Bennett believes prosecutors are trying desperately to avoid calling Rezko to the witness stand so as “to avoid presenting any evidence that links Obama to this corruption.” Perhaps they were intimidated by the fact that Obama in March 2008, while still a U.S. senator, admitted that Rezko had raised about $250,000 for his political campaigns over the years.
One only can speculate. But it is a fact that Obama’s longtime mentor, Valerie Jarrett, whose White House job title is Senior Advisor, also has a Rezko connection. As a longtime executive of a real estate development and management company, The Habitat Co. – she became CEO in January 2007 – Jarrett had overseen several multifamily housing projects in the Chicago area, many located in Barack Obama’s Illinois Senate district. She also has served on the boards of several organizations that provided subsidies for her projects and those of other developers, Tony Rezko among them. Despite large infusions of public money, many Habitat Co.-managed dwellings were in poor condition. Indeed, some were uninhabitable to the point of being seized by the Department of Housing and Urban Development. Rezko, through his own company, Rezmar, received $87 million worth of subsidies over nearly a decade to renovate hundreds of apartment dwellings. Many of those as well were in, or became, severe disrepair.
Jarrett, being in the same line of work as Tony Rezko, knew the value of rewarding political benefactors. Indeed, over the years she helped Rezko raise funds for Democratic Party candidates, especially Barack Obama. As part of its full-scale investigation three years ago of the economics and politics of Chicago’s subsidized housing, the Boston Globe concluded that “six prominent developers,” including Jarrett and Rezko, donated a combined more than $175,000 to Obama’s various political campaigns over the previous decade and bundled “hundreds of thousands more” from additional donors.
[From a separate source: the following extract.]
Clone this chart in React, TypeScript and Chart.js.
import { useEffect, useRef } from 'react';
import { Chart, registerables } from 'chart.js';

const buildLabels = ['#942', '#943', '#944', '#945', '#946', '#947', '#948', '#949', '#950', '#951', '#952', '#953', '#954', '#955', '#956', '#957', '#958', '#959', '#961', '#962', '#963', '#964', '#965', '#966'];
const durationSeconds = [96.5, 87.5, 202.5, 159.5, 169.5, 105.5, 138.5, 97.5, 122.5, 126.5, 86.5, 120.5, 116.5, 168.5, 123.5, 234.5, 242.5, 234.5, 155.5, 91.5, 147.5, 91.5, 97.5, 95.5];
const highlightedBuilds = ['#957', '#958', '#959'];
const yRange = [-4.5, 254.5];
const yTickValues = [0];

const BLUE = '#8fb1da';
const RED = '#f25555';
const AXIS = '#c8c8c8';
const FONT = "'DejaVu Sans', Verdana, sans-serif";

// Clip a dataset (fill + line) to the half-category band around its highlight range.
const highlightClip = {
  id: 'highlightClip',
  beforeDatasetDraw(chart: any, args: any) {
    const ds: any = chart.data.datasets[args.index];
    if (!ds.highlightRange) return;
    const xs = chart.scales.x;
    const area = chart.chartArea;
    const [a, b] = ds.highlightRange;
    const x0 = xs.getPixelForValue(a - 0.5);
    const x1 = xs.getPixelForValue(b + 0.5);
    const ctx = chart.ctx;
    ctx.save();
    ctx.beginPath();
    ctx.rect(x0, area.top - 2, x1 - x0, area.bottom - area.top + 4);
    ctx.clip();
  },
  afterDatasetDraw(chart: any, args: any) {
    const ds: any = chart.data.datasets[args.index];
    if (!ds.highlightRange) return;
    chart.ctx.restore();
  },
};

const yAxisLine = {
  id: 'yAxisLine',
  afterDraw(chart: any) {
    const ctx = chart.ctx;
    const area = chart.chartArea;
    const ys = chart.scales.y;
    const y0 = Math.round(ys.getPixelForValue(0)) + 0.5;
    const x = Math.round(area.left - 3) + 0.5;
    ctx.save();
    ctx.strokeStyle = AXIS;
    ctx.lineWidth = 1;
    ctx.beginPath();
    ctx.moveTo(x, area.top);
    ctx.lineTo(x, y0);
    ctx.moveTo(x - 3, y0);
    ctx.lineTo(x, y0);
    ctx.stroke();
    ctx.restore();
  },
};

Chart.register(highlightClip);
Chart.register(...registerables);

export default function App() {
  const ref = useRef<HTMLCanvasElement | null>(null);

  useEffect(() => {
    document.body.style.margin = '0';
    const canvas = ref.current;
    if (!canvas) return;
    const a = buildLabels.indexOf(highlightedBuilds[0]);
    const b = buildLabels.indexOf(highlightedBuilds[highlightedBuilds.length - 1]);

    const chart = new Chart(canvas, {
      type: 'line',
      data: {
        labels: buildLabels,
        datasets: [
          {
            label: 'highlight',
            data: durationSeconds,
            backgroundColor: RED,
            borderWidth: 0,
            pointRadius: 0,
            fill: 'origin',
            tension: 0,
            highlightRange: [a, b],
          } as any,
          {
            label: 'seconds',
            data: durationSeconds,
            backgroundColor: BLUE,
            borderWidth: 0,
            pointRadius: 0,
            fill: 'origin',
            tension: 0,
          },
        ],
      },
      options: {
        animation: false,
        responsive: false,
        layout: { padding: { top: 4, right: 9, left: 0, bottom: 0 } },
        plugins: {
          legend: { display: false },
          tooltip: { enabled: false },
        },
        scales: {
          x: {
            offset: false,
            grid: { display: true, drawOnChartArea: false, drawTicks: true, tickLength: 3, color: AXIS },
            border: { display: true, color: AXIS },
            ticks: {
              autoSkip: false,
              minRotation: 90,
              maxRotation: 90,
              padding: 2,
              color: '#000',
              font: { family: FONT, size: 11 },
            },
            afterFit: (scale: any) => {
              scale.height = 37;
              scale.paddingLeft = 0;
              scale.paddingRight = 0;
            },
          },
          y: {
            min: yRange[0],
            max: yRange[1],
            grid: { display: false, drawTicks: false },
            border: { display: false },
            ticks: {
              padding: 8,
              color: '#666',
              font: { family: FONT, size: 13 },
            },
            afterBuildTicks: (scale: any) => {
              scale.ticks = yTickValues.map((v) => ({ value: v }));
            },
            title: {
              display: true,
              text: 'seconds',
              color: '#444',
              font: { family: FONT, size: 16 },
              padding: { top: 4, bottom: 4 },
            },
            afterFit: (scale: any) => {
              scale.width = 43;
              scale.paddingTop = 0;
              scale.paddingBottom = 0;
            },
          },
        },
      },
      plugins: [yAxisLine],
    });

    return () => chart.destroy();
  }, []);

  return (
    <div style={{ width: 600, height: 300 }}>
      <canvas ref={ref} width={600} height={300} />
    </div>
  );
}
The upward trajectory of Obama’s political career would have been virtually unimaginable without the help of Jarrett, say insiders. “She (Jarrett) knows where all the bodies have been buried in the past 30 or so years of Chicago politics, and she knows all the tricks,” remarked a prominent local Democratic Party consultant a few years ago. “If Obama had a political and financial godmother, it would be Valerie.”
This probably isn’t the last we’ll see of this case. Rod Blagojevich has all but promised to appeal. Whether Rezko gets to testify depends largely on whether Patrick Fitzgerald, a man of seemingly limitless ambition in his own right, remains lead prosecutor. As Fitzgerald dreads posing a threat to the Obama administration, he’s more than likely to veto the idea of testimony by Rezko. A federal district court this March rejected a motion by Rezko’s lawyers to obtain a retrial for their client in light of the Supreme Court’s ruling last June restricting “honest services” prosecutions. If federal prosecutors want to get to the root of this affair, they need to cast aside expediency and call Tony Rezko to the witness stand.